Je le sen­tais tout proche. Je l’en­ten­dis tous­so­ter, fouiller ses poches pour en extraire ses tickets, puis tirer son mou­choir et essuyer ses verres. Sou­dain, pen­dant le par­cours le bus eut un petit pro­blème de cir­cu­la­tion et fit une embar­dée qui pro­je­ta les uns contre les autres les voya­geurs de la plate-forme non appuyés au garde-fou.
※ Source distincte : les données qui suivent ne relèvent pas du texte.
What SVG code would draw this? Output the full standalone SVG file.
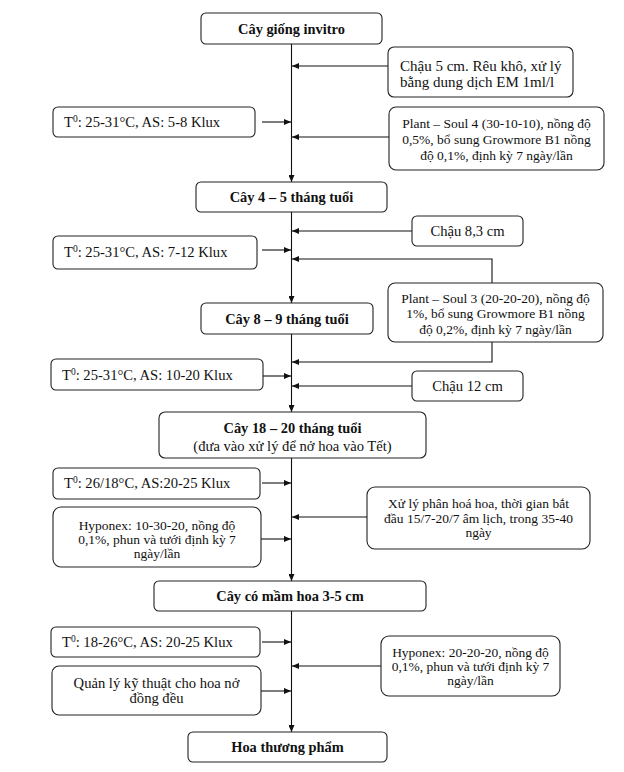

Alors le géné­ral me bous­cu­la assez vio­lem­ment… et me pré­sen­ta ses excuses…

Sa pré­sence près de moi avait fait naître en mon âme, depuis au moins deux sec­tions d’au­to­bus, des sen­ti­ments ardents de mili-fana. Et main­te­nant ces excuses si cour­toises, si civiles, à l’a­dresse d’un mau­vais gar­çon mal habillé, et qui n’en était pas digne, assez plouc pour res­ter cloué sur sa ram­barde, ne pou­vaient que por­ter mon enthou­siasme jus­qu’au délire. Je me sen­tis sou­dain comme en état d’i­vresse, avec une envie folle de me retour­ner brus­que­ment et de crier : « Chic au géné ! »… Fina­le­ment je ne l’ai pas fait et je crois avoir eu rai­son car cela aurait plu­tôt com­pli­qué les choses.

Il y avait dans cette situa­tion tous les élé­ments d’un drame voué à une issue fatale, c’est-à-dire quinze jours de soli­tude angois­sée dans un sombre casert, sous les combles du Joffre. Heu­reu­se­ment le ciel pré­fé­ra le genre comé­die qui finit bien. À l’ar­ri­vée dans le Quar­tier latin mon ange gar­dien s’en­ten­dit avec celui du géné­ral pour insuf­fler à ce der­nier une soif de Templier.

Il des­cen­dit brus­que­ment bou­le­vard Saint-Michel en quête d’un verre de bière, ou plu­tôt, gran­deur oblige, d’un verre de Man­da­rin. Ain­si me lais­sa-t-il maître du ter­rain ! Je pus des­cendre à mon tour en toute tran­quilli­té près de l’É­cole et retrou­ver mon cama­rade au pied du mur d’as­saut et du tuyau ver­ti­cal. Quelques minutes plus tard nous étions tous deux à l’ap­pel du soir au garde-à-vous près de notre lit, en essayant, pour ne pas éveiller les soup­çons de l’ad­ju­dant, de prendre un air aus­si hagard que celui de nos cocons qui venaient, en étude, d’ab­sor­ber cha­cun vingt pages de Platrier.